Valor Econômico, n.5218, 30/03/2021. Política, p.A7

 

Contra Orçamento travado, Bolsonaro leva Centrão para o Palácio e reforça PF

Maria Cristina Fernandes

30/03/2021

 

 

Reforma ministerial não apaga a luz amarela

Ao deixar intacto o ministro Paulo Guedes, a reforma ministerial promovida pelo presidente Jair Bolsonaro não apaga a luz amarela acendida pelo presidente da Câmara, Arthur Lira. Foi o impasse sobre as emendas ao Orçamento que a acendeu. A ida da deputada Flávia Arruda (PL-DF), presidente da Comissão de Orçamento que infringiu as normas fiscais vigentes, para a Secretaria de Governo, instância responsável pela negociação das emendas parlamentares, não resolve o imbróglio gerado pela votação de um Orçamento que ameaça deflagrar uma guerra entre a Câmara e o Senado e entre as duas Casas e o Executivo. No pano de fundo desta guerra está a resistência do Congresso em abrir mão de suas emendas, mesmo sob uma pandemia calamitosa, e o protagonismo do ministro Paulo Guedes na maquiagem do teto de gastos.

 

Sob cerco crescente deste impasse, o presidente contra-atacou com o reforço do Estado policial ao indicar o delegado da Polícia Federal, Anderson Torres para o Ministério da Justiça. Torres aproximou-se da família Bolsonaro durante a campanha presidencial. Os dois ministros que o presidente da República foi forçado a tirar do cargo, Eduardo Pazuello, da Saúde, e Ernesto Araújo, do Itamaraty, caíram atirando contra supostos interesses escusos do Congresso.
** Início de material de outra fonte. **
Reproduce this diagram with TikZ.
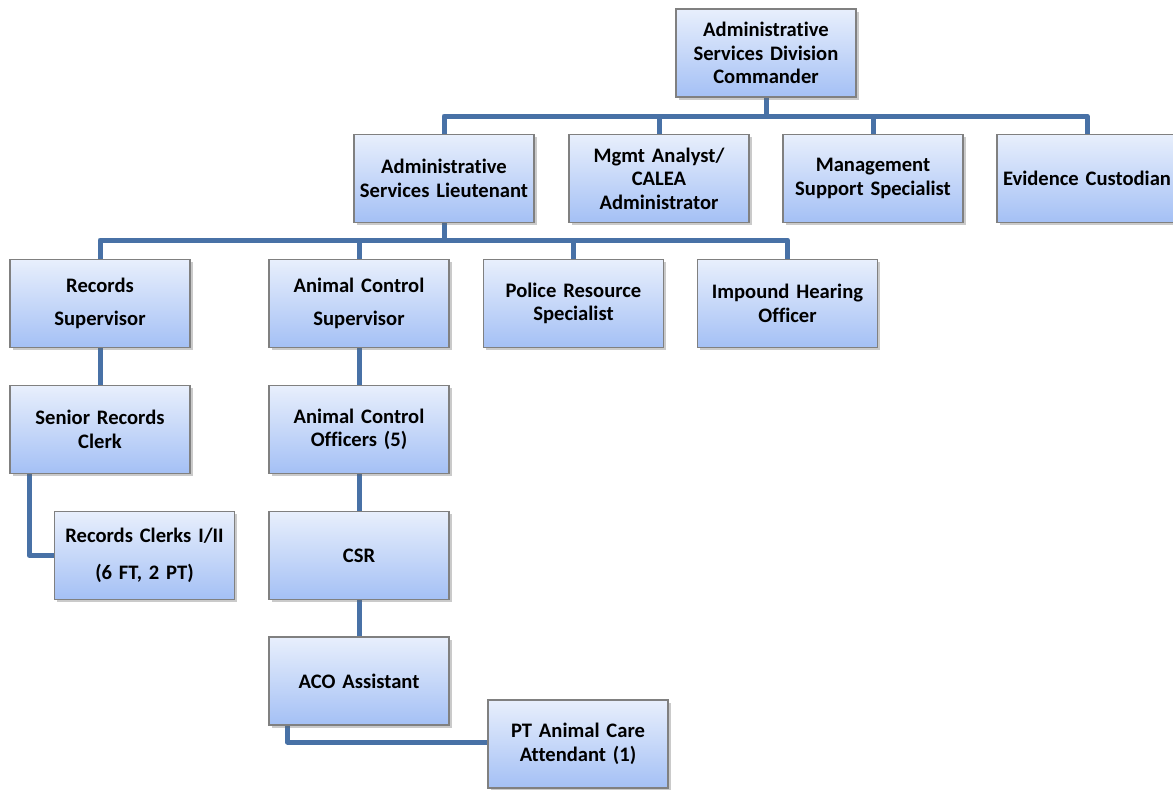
\documentclass[tikz,border=0pt]{standalone}
\usepackage{fontspec}
\setmainfont{Carlito}[Ligatures=NoCommon]
\usetikzlibrary{shadows,backgrounds}
\definecolor{boxtop}{RGB}{232,239,252}
\definecolor{boxbot}{RGB}{164,192,245}
\definecolor{boxline}{RGB}{128,128,128}
\definecolor{connblue}{RGB}{72,113,166}
\tikzset{
  unit/.style={rectangle, draw=boxline, line width=1.2pt,
    top color=boxtop, bottom color=boxbot,
    minimum width=178pt, minimum height=88pt, inner sep=2pt,
    text width=176pt, align=center,
    font=\fontsize{20.6}{23.5}\selectfont\bfseries,
    drop shadow={shadow xshift=2.5pt, shadow yshift=-2.5pt, opacity=0.35, fill=black!60}},
  conn/.style={draw=connblue, line width=5pt, line join=round, line cap=butt}
}
\begin{document}
\begin{tikzpicture}[x=1pt,y=-1pt]
\useasboundingbox (0,0) rectangle (1173,790);
\clip (0,0) rectangle (1173,790);

% bus junctions
\coordinate (busA) at (766,116);
\coordinate (busB) at (444,240);

% boxes
\node[unit] (cmd) at (766,53)  {Administrative\\Services Division\\Commander};
\node[unit] (lt)  at (444,178.5) {Administrative\\Services Lieutenant};
\node[unit] (ma)  at (659,178.5) {Mgmt Analyst/\\CALEA\\Administrator};
\node[unit] (mss) at (873,178.5) {Management\\Support Specialist};
\node[unit] (ec)  at (1087,178.5) {Evidence Custodian};
\node[unit] (rs)  at (100,303.5) {Records\\[9pt]Supervisor};
\node[unit] (acs) at (359,303.5) {Animal Control\\[9pt]Supervisor};
\node[unit] (prs) at (573.5,303.5) {Police Resource\\Specialist};
\node[unit] (iho) at (787.5,303.5) {Impound Hearing\\Officer};
\node[unit] (src) at (100,429.5) {Senior Records\\Clerk};
\node[unit] (rc)  at (144.5,555.5) {\raisebox{-3pt}{Records Clerks I/II}\\[16pt](6 FT, 2 PT)};
\node[unit] (aco) at (359,429.5) {Animal Control\\Officers (5)};
\node[unit] (csr) at (359,555.5) {CSR};
\node[unit] (aca) at (359,681) {ACO Assistant};
\node[unit] (pt)  at (578,744) {PT Animal Care\\Attendant (1)};

% connectors drawn behind the boxes
\begin{pgfonlayer}{background}
\draw[conn] (cmd.south) -- (busA);
\draw[conn] (busA) -| (lt.north);
\draw[conn] (busA) -| (ma.north);
\draw[conn] (busA) -| (mss.north);
\draw[conn] (busA) -| (ec.north);
\draw[conn] (lt.south) -- (busB);
\draw[conn] (busB) -| (rs.north);
\draw[conn] (busB) -| (acs.north);
\draw[conn] (busB) -| (prs.north);
\draw[conn] (busB) -| (iho.north);
\draw[conn] (rs.south) -- (src.north);
\draw[conn] ([xshift=20pt]src.south west) |- (rc.west);
\draw[conn] (acs.south) -- (aco.north);
\draw[conn] (aco.south) -- (csr.north);
\draw[conn] (csr.south) -- (aca.north);
\draw[conn] ([xshift=19pt]aca.south west) |- ([yshift=2pt]pt.west);
\end{pgfonlayer}
\end{tikzpicture}
\end{document}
Mulher do ex-governador do Distrito Federal José Roberto Arruda, primeiro governador preso no exercício do mandato, e indicada para o cargo pelo presidente do seu partido, Valdemar Costa Neto, que cumpriu pena no escândalo do mensalão por corrupção e lavagem de dinheiro, Flávia leva para dentro do Palácio do Planalto um dos partidos do Centrão que mais se ouriçou com a volta do ex-presidente Luiz Inácio Lula da Silva ao jogo eleitoral. A nova ministra vai reforçar, lá de dentro, o bombardeio sobre o ministro Paulo Guedes, mas não tem como se opor às regras fiscais.

O Congresso acusa Guedes de ter rompido o acordo feito para abrigar as emendas e o Ministro da Economia acusa o Congresso de ter extrapolado o combinado. Os parlamentares resistem à saída, considerada a de mais fácil operacionalidade, que é a de transformar emendas parlamentares em recursos para o custeio dos ministérios. A solução os privaria de faturar os créditos pelas obras e compras que hoje viabilizam com as emendas. Por outro lado, os presidentes da Câmara e do Senado temem perder o selo de interlocutores confiáveis do mercado depois do aval dado ao Orçamento.

O TCU já recebeu duas representações contra o Orçamento, de um grupo de 20 deputados, encabeçado por Rodrigo Maia (DEM-RJ) e aquela protocolada pelo senador Alexandre Vieira (Rede-SE). Na representação da Câmara, os parlamentares apontam que foram cortados R$ 43 bilhões em despesas obrigatórias de Previdência, seguro-desemprego, abono salarial e Pronaf nas manobras feitas para abrigar as emendas parlamentares e os gastos nos quais o Executivo resistiu a ceder. Na do senador, o ministro do Tribunal de Contas da União, Bruno Dantas, é instado a se pronunciar sobre a infração às normas fiscais vigentes.

Lira pediu tempo ao TCU, mas a margem de manobra é escassa. O regimento prevê a mudança do Orçamento desde que os parlamentares tenham identificado erros no texto. Caberia, então ao presidente do Congresso, o senador Rodrigo Pacheco (DEM-MG), requisitar o Orçamento votado e submetê-lo novamente às duas Casas. O problema é que Lira quer começar as mudanças retirando os R$ 6 bilhões acrescidos pelo Senado nas últimas horas que antecederam a votação, e não os R$ 8 também acrescidos pela Câmara no apagar das luzes. Como o Congresso tem a prerrogativa de convocar nova votação é presidido por Pacheco, o impasse está dado.

Por isso, as expectativas no Congresso ontem eram de que, se não houver um acordo entre Câmara e Senado por uma nova votação, o presidente da República vetará o texto. A dúvida é saber que motivação os parlamentares terão para manter o apoio ao governo se tiverem que abrir mão das gordas rubricas de suas emendas, mais cruciais do que quaisquer ministérios que pudessem almejar.